Just about a year ago, I left a high rise tucked behind the Wrigley Building in downtown Chicago and moved myself and a couple of suitcases to Spain. I wanted adventure, I wanted to live in another culture and another language, and, well, something just told me this was next.

So here I am. I’m 42, American, I work in marketing and I live in Salamanca, a very beautiful, very old university town I’ll tell you more about later.

There’s a little bit of paying it forward in this blog, too. More than four years ago, when I announced I was quitting a nice fat VP job to figure out what I wanted to be when I grew up, someone did me a favor. A very wise woman who I really didn’t know very well advised me to stop being me - driven overachieving 90 mile-an-hour me- for just a while, before choosing a new path. I took her advice and booked a 2 month Spanish course in Spain. (I couldn’t very well take a 2 month vacation without a measurable result, now could I??)

Those 2 months started me on a journey I’d never expected to make.
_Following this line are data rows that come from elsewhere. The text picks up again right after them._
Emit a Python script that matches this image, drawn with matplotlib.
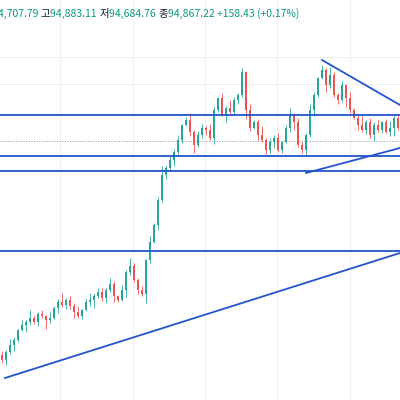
import matplotlib
matplotlib.use("Agg")
import matplotlib.pyplot as plt

closes = [40,48,55,60,70,75,78,82,78,86,84,80,82,92,98,95,100,94,88,84,90,98,100,104,108,102,110,116,104,100,
          110,128,134,120,110,106,140,158,175,200,225,232,240,248,260,275,280,268,255,265,272,270,262,290,302,285,292,288,300,305,
          328,290,272,278,265,260,250,258,262,250,258,272,285,278,255,250,265,290,305,322,330,315,325,305,300,315,302,290,282,275,
          270,278,265,275,270,278,268,272,282,272]
open0 = 45
wick_up = [4,2,6,3,1,5,2,8,3,2,4,1,6,2,3,9,2,4,3,5,1,3,7,2,4]
wick_dn = [3,5,2,6,2,1,7,3,2,4,2,9,3,1,5,2,4,3,6,2,3,1,4,8,2]
hlines = [285, 244, 229, 149]
dotted = 259
tri_top = ([322, 400], [340, 295])
tri_bot = ([306, 400], [227, 252])
trend = ([5, 400], [22, 147])
vgrid = [60, 133, 205, 277, 350]
hgrid = [343, 316]

fig = plt.figure(figsize=(4, 4), dpi=100)
ax = fig.add_axes([0, 0, 1, 1])
ax.set_xlim(0, 400); ax.set_ylim(0, 400); ax.axis("off")
for g in vgrid:
    ax.axvline(g, color="#f0f0f0", lw=0.8, zorder=0)
for g in hgrid:
    ax.axhline(g, color="#f0f0f0", lw=0.8, zorder=0)
prev = open0
for i, c in enumerate(closes):
    x = 2 + 4 * i
    o = prev
    col = "#26a69a" if c >= o else "#ef5350"
    hi = max(o, c) + wick_up[i % len(wick_up)]
    lo = min(o, c) - wick_dn[i % len(wick_dn)]
    ax.vlines(x, lo, hi, color=col, lw=0.6, zorder=2)
    ax.bar(x, max(abs(c - o), 1), bottom=min(o, c), width=2.4, color=col, zorder=2)
    prev = c
for h in hlines:
    ax.axhline(h, color="#2255cc", lw=1.3, zorder=3)
ax.axhline(dotted, color="#999999", lw=0.7, ls=":", zorder=1)
for xs, ys in (tri_top, tri_bot, trend):
    ax.plot(xs, ys, color="#2255cc", lw=1.3, zorder=3)
parts = [("4,707.79 ", "#089981"), ("고", "#131722"), ("94,883.11 ", "#089981"),
         ("저", "#131722"), ("94,684.76 ", "#089981"), ("종", "#131722"), ("94,867.22 ", "#089981"),
         ("+158.43 (+0.17%)", "#089981")]
x = -2
for t, col in parts:
    txt = ax.text(x, 386, t, fontsize=7.5, color=col, va="center",
                  family=["Noto Sans CJK KR", "DejaVu Sans"])
    fig.canvas.draw()
    bb = txt.get_window_extent()
    x += bb.width
fig.savefig("out.png", dpi=100)
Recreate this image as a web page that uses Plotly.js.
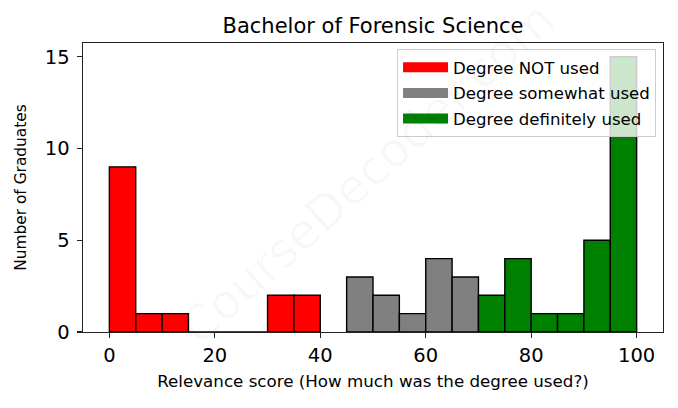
<!DOCTYPE html>
<html>
<head>
<meta charset="utf-8">
<script src="https://cdn.plot.ly/plotly-3.0.1.min.js"></script>
<style>html,body{margin:0;padding:0;background:#fff;}#chart{width:678px;height:408px;}</style>
</head>
<body>
<div id="chart"></div>
<script>
// Histogram bins (bin start, width 5) and counts per category
const notUsedBins = [0, 5, 10, 15, 20, 25, 30, 35];
const notUsedCounts = [9, 1, 1, 0, 0, 0, 2, 2];
const somewhatBins = [45, 50, 55, 60, 65];
const somewhatCounts = [3, 2, 1, 4, 3];
const definitelyBins = [70, 75, 80, 85, 90, 95];
const definitelyCounts = [2, 4, 1, 1, 5, 15];
const seriesNames = ["Degree NOT used", "Degree somewhat used", "Degree definitely used"];
const seriesColors = ["#ff0000", "#808080", "#008000"];
const xTicks = [0, 20, 40, 60, 80, 100];
const yTicks = [0, 5, 10, 15];

const FONT = "DejaVu Sans, sans-serif";
function barTrace(bins, counts, i) {
  return {
    type: "bar", x: bins, y: counts, width: 5, offset: 0, name: seriesNames[i],
    marker: {color: seriesColors[i], line: {color: "#000", width: 1.4}},
    showlegend: false, hoverinfo: "skip"
  };
}
// legend-only entries (wide colour patches without edge)
function legendTrace(i) {
  return {
    type: "scatter", mode: "lines", x: [null], y: [null], name: seriesNames[i], legendgroup: "g" + i,
    line: {color: seriesColors[i], width: 13}, showlegend: true, hoverinfo: "skip"
  };
}
const data = [
  barTrace(notUsedBins, notUsedCounts, 0),
  barTrace(somewhatBins, somewhatCounts, 1),
  barTrace(definitelyBins, definitelyCounts, 2),
  legendTrace(0), legendTrace(1), legendTrace(2)
];
const layout = {
  width: 678, height: 408,
  margin: {l: 83, r: 15, t: 43, b: 76},
  paper_bgcolor: "#fff", plot_bgcolor: "#fff",
  font: {family: FONT, color: "#000"},
  title: {text: "Bachelor of Forensic Science", font: {size: 21, family: FONT, color: "#000"},
          x: 0.5, xref: "paper", xanchor: "center", y: 1, yref: "paper", yanchor: "bottom", pad: {b: 10}},
  barmode: "overlay",
  showlegend: true,
  legend: {x: 0.988, y: 0.979, xanchor: "right", yanchor: "top",
           bgcolor: "rgba(255,255,255,0.8)", bordercolor: "#cccccc", borderwidth: 1,
           font: {size: 16.6, family: FONT, color: "#000"}, tracegroupgap: 1, itemwidth: 45},
  xaxis: {range: [-5, 105], tickvals: xTicks, ticktext: xTicks.map(String),
          ticks: "outside", ticklen: 5, tickwidth: 1.2, tickcolor: "#222",
          showline: true, mirror: true, linecolor: "#222", linewidth: 1.4,
          showgrid: false, zeroline: false,
          tickfont: {size: 19.5, family: FONT, color: "#000"},
          title: {text: "Relevance score (How much was the degree used?)", font: {size: 16.7, family: FONT, color: "#000"}, standoff: 9}},
  yaxis: {range: [0, 15.75], tickvals: yTicks, ticktext: yTicks.map(String),
          ticks: "outside", ticklen: 5, tickwidth: 1.2, tickcolor: "#222",
          showline: true, mirror: true, linecolor: "#222", linewidth: 1.4,
          showgrid: false, zeroline: false, ticklabelstandoff: 3,
          tickfont: {size: 19.5, family: FONT, color: "#000"},
          title: {text: "Number of Graduates", font: {size: 15.4, family: FONT, color: "#000"}, standoff: 14}},
  annotations: [{
    text: "CourseDecoder.com", xref: "paper", yref: "paper", x: 0.49, y: 0.55,
    showarrow: false, textangle: -42, font: {size: 48, family: FONT, color: "rgba(0,0,0,0.028)"}
  }]
};
Plotly.newPlot("chart", data, layout, {staticPlot: true, displayModeBar: false});
</script>
</body>
</html>
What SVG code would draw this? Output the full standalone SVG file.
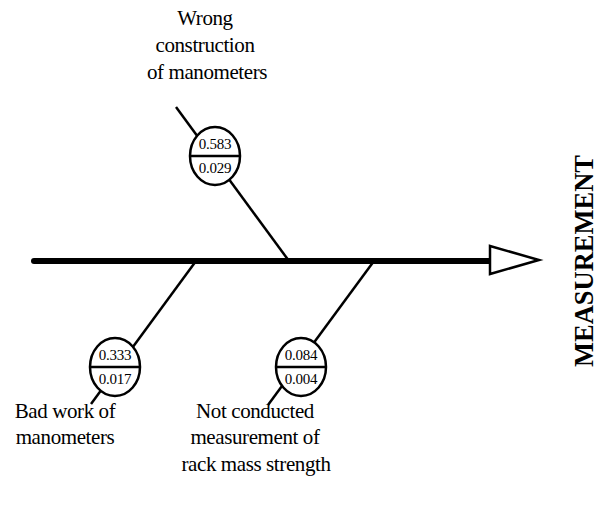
<svg xmlns="http://www.w3.org/2000/svg" width="604" height="509" viewBox="0 0 604 509">
<style>
.lbl{font-family:"Liberation Serif","Times New Roman",serif;font-size:21px;letter-spacing:-0.4px;fill:#000;text-anchor:middle}
.num{font-family:"Liberation Serif","Times New Roman",serif;font-size:15px;letter-spacing:-0.3px;fill:#000;text-anchor:middle}
.br{stroke:#000;stroke-width:2.5;fill:none}
.ell{stroke:#000;stroke-width:2.5;fill:#fff}
</style>
<rect width="604" height="509" fill="#fff"/>
<g id="connectors">
<line x1="34" y1="261" x2="490" y2="261" stroke="#000" stroke-width="6" stroke-linecap="round"/>
<polygon points="490,246 539,260 490,274" fill="#fff" stroke="#000" stroke-width="2.5"/>
<line class="br" x1="176" y1="107" x2="289" y2="261"/>
<line class="br" x1="196" y1="261" x2="91" y2="404"/>
<line class="br" x1="374" y1="261" x2="268" y2="405"/>
</g>
<g id="effect">
<text x="593" y="261" transform="rotate(-90 593 261)" font-family="Liberation Serif,Times New Roman,serif" font-size="26.5" font-weight="bold" text-anchor="middle">MEASUREMENT</text>
</g>
<g id="cause-wrong-construction">
<ellipse class="ell" cx="215" cy="156" rx="25" ry="29"/>
<line class="br" x1="190" y1="156" x2="240" y2="156"/>
<text class="num" x="215" y="149">0.583</text>
<text class="num" x="215" y="173">0.029</text>
<text class="lbl" x="205" y="25">Wrong</text>
<text class="lbl" x="205" y="52">construction</text>
<text class="lbl" x="207" y="79">of manometers</text>
</g>
<g id="cause-bad-work">
<ellipse class="ell" cx="115" cy="367" rx="25" ry="29"/>
<line class="br" x1="90" y1="367" x2="140" y2="367"/>
<text class="num" x="115" y="360">0.333</text>
<text class="num" x="115" y="384">0.017</text>
<text class="lbl" x="65" y="418">Bad work of</text>
<text class="lbl" x="65" y="444">manometers</text>
</g>
<g id="cause-not-conducted">
<ellipse class="ell" cx="301" cy="367" rx="25" ry="29"/>
<line class="br" x1="276" y1="367" x2="326" y2="367"/>
<text class="num" x="301" y="360">0.084</text>
<text class="num" x="301" y="384">0.004</text>
<text class="lbl" x="255" y="418">Not conducted</text>
<text class="lbl" x="255" y="444">measurement of</text>
<text class="lbl" x="256" y="471">rack mass strength</text>
</g>
</svg>
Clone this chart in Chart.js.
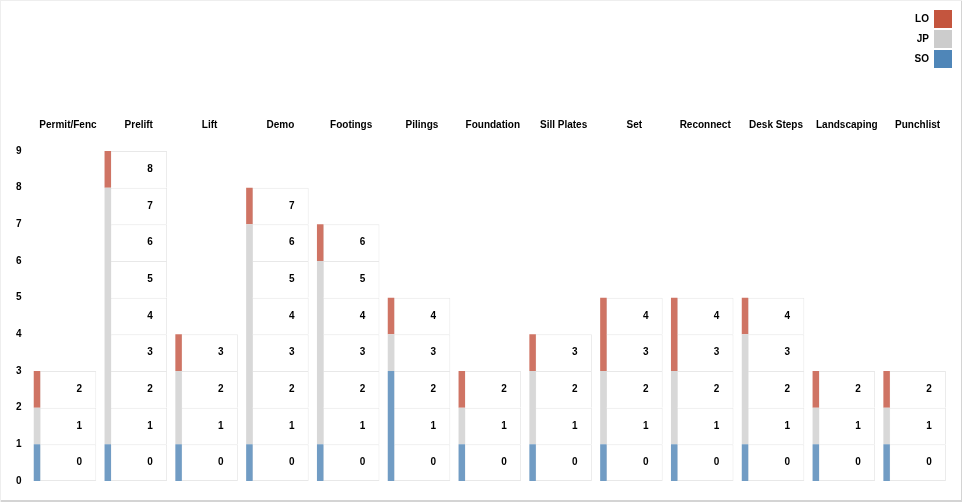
<!DOCTYPE html>
<html lang="en">
<head>
<meta charset="UTF-8">
<title>Phases</title>
<style>
    body {
        margin: 0;
        background: #fff;
    }
    #wrap {
        position: relative;
        width: 962px;
        height: 502px;
        box-shadow: inset 1px 1px 0 #eeeeee, inset -1px -2px 0 #d4d4d4;
    }
</style>
</head>
<body>
<div id="wrap"><canvas id="chart"></canvas></div>

<script src="https://cdn.jsdelivr.net/npm/chart.js"></script>
<script>
    // data
    const phases = ['Permit/Fenc', 'Prelift', 'Lift', 'Demo', 'Footings', 'Pilings', 'Foundation',
                    'Sill Plates', 'Set', 'Reconnect', 'Desk Steps', 'Landscaping', 'Punchlist'];
    const soValues = [1, 1, 1, 1, 1, 3, 1, 1, 1, 1, 1, 1, 1];
    const jpValues = [1, 7, 2, 6, 5, 1, 1, 2, 2, 2, 3, 1, 1];
    const loValues = [1, 1, 1, 1, 1, 1, 1, 1, 2, 2, 1, 1, 1];
    const yTicks = [0, 1, 2, 3, 4, 5, 6, 7, 8, 9];

    const FONT = '"Liberation Sans", Arial, Helvetica, sans-serif';
    const legendColors = { SO: '#4f86b8', JP: '#cccccc', LO: '#c4553e' };
    const barColors = { SO: '#719cc4', JP: '#d8d8d8', LO: '#cf7464' };
    const barShift = -0.4375; // colored bar sits left of the boxes

    // one box per unit of the stacked total
    const totals = phases.map((p, i) => soValues[i] + jpValues[i] + loValues[i]);
    const maxTotal = Math.max(...totals);

    const boxSets = [];
    for (let k = 0; k < maxTotal; k++) {
        boxSets.push({
            label: 'box' + k,
            level: k,
            xAxisID: 'x',
            stack: 'box',
            grouped: false,
            data: totals.map(t => (k < t ? 1 : null)),
            backgroundColor: '#ffffff',
            borderColor: '#e8e8e8',
            borderWidth: { top: 1, right: 1, bottom: k === 0 ? 1 : 0, left: 1 },
            borderSkipped: false,
            categoryPercentage: 1,
            barPercentage: 0.8
        });
    }

    function colorSet(name, values) {
        return {
            label: name,
            xAxisID: 'xl',
            stack: 'c',
            grouped: false,
            data: values.map((v, i) => ({ x: i + barShift, y: v })),
            backgroundColor: barColors[name],
            borderWidth: 0,
            maxBarThickness: 6.5
        };
    }

    const boxNumbers = {
        id: 'boxNumbers',
        afterDatasetsDraw(chart) {
            const ctx = chart.ctx;
            ctx.save();
            ctx.font = 'bold 10px ' + FONT;
            ctx.fillStyle = '#000';
            ctx.textAlign = 'center';
            ctx.textBaseline = 'middle';
            chart.data.datasets.forEach((ds, di) => {
                if (ds.stack !== 'box') return;
                chart.getDatasetMeta(di).data.forEach((bar, i) => {
                    if (ds.data[i] == null) return;
                    ctx.fillText(String(ds.level), bar.x + bar.width / 2 - 17, (bar.y + bar.base) / 2);
                });
            });
            ctx.restore();
        }
    };

    // legend takes 1px in the layout, then is widened so it is not clipped
    const legendRoom = {
        id: 'legendRoom',
        afterLayout(chart) {
            const lg = chart.legend;
            if (!lg) return;
            lg.left -= 80;
            lg.width += 80;
        }
    };

    new Chart(document.getElementById('chart'), {
        type: 'bar',
        data: {
            labels: phases,
            datasets: [
                colorSet('SO', soValues),
                colorSet('JP', jpValues),
                colorSet('LO', loValues),
                ...boxSets
            ]
        },
        options: {
            responsive: true,
            maintainAspectRatio: false,
            animation: false,
            layout: { padding: { top: 8, right: 8, bottom: 21, left: 5 } },
            plugins: {
                tooltip: { enabled: false },
                legend: {
                    position: 'right',
                    align: 'start',
                    rtl: true,
                    maxWidth: 1,
                    labels: {
                        boxWidth: 18,
                        boxHeight: 18,
                        padding: 2,
                        color: '#000',
                        font: { family: FONT, size: 10, weight: 'bold' },
                        generateLabels: () => ['LO', 'JP', 'SO'].map(n => ({
                            text: n,
                            fillStyle: legendColors[n],
                            strokeStyle: legendColors[n],
                            lineWidth: 0,
                            hidden: false
                        }))
                    }
                }
            },
            scales: {
                x: {
                    type: 'category',
                    position: 'top',
                    grid: { display: false, drawTicks: false },
                    border: { display: false },
                    ticks: {
                        padding: 20,
                        color: '#000',
                        maxRotation: 0,
                        autoSkip: false,
                        font: { family: FONT, size: 10, weight: 'bold' }
                    },
                    afterFit: scale => {
                        scale.height = 143;
                        scale.paddingLeft = 0;
                        scale.paddingRight = 0;
                    }
                },
                xl: {
                    type: 'linear',
                    display: false,
                    min: -0.5,
                    max: phases.length - 0.5,
                    offset: false
                },
                y: {
                    stacked: true,
                    min: yTicks[0],
                    max: yTicks[yTicks.length - 1],
                    grid: { display: false, drawTicks: false },
                    border: { display: false },
                    afterBuildTicks: scale => { scale.ticks = yTicks.map(v => ({ value: v })); },
                    ticks: {
                        padding: 11,
                        color: '#000',
                        font: { family: FONT, size: 10, weight: 'bold' }
                    }
                }
            }
        },
        plugins: [boxNumbers, legendRoom]
    });
</script>
</body>
</html>
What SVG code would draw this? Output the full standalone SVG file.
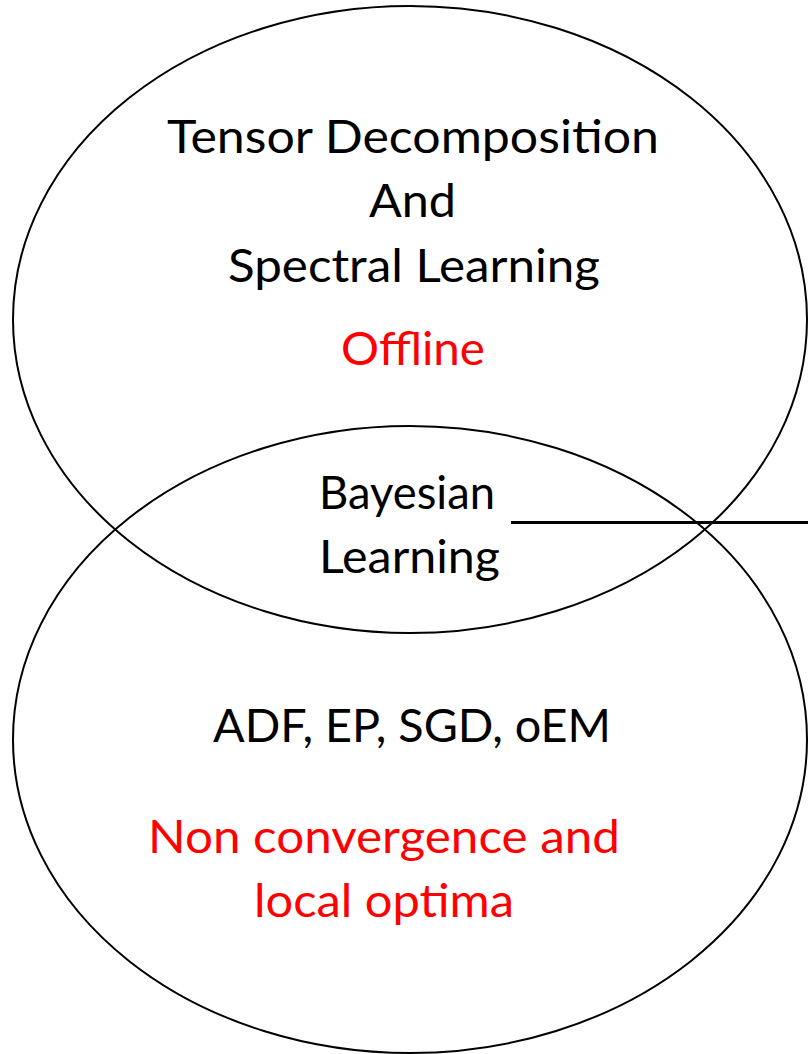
<svg xmlns="http://www.w3.org/2000/svg" width="808" height="1054" viewBox="0 0 808 1054">
  <style>
    .outline { fill: none; stroke: #000; stroke-width: 2; }
    .lbl { font-family: Lato, "Open Sans", "Liberation Sans", sans-serif; font-size: 46px; }
    .black { fill: #000; }
    .red { fill: #ff0000; }
    .conn { stroke: #000; stroke-width: 3; fill: none; }
  </style>
  <rect width="808" height="1054" fill="#fff"/>

  <!-- upper set -->
  <g id="tensor-spectral">
    <ellipse class="outline" cx="410" cy="319.5" rx="397" ry="313.5"/>
    <text class="lbl black" x="167" y="153" textLength="492" lengthAdjust="spacingAndGlyphs">Tensor Decomposition</text>
    <text class="lbl black" x="369" y="217" textLength="87" lengthAdjust="spacingAndGlyphs">And</text>
    <text class="lbl black" x="228" y="282" textLength="372" lengthAdjust="spacingAndGlyphs">Spectral Learning</text>
    <text class="lbl red" x="341" y="365" textLength="144" lengthAdjust="spacingAndGlyphs">Offline</text>
  </g>

  <!-- lower set -->
  <g id="online-methods">
    <ellipse class="outline" cx="410" cy="739.5" rx="397" ry="313.5"/>
    <text class="lbl black" x="213" y="742" textLength="398" lengthAdjust="spacingAndGlyphs">ADF, EP, SGD, oEM</text>
    <text class="lbl red" x="148" y="853" textLength="472" lengthAdjust="spacingAndGlyphs">Non convergence and</text>
    <text class="lbl red" x="254" y="917" textLength="260" lengthAdjust="spacingAndGlyphs">local optima</text>
  </g>

  <!-- overlap label -->
  <g id="bayesian">
    <text class="lbl black" x="319" y="509" textLength="176" lengthAdjust="spacingAndGlyphs">Bayesian</text>
    <text class="lbl black" x="319" y="573" textLength="181" lengthAdjust="spacingAndGlyphs">Learning</text>
  </g>

  <g id="connectors">
    <line class="conn" x1="511" y1="522.5" x2="808" y2="522.5"/>
  </g>
</svg>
I fell head over heels in love with the Spanish language. I fell in love with life at a slower pace. I fell in love with the adventure of discovering something new every day. Last May, I took the leap and moved to Salamanca, Spain, where I now live and work.

By blogging I plan to catch my travels and adventures in words for myself and for faraway friends, but hey, maybe I’ll pay it forward. Maybe I’ll make just one person question if it’s worth taking a crazy dream off the back burner, just to see what happens.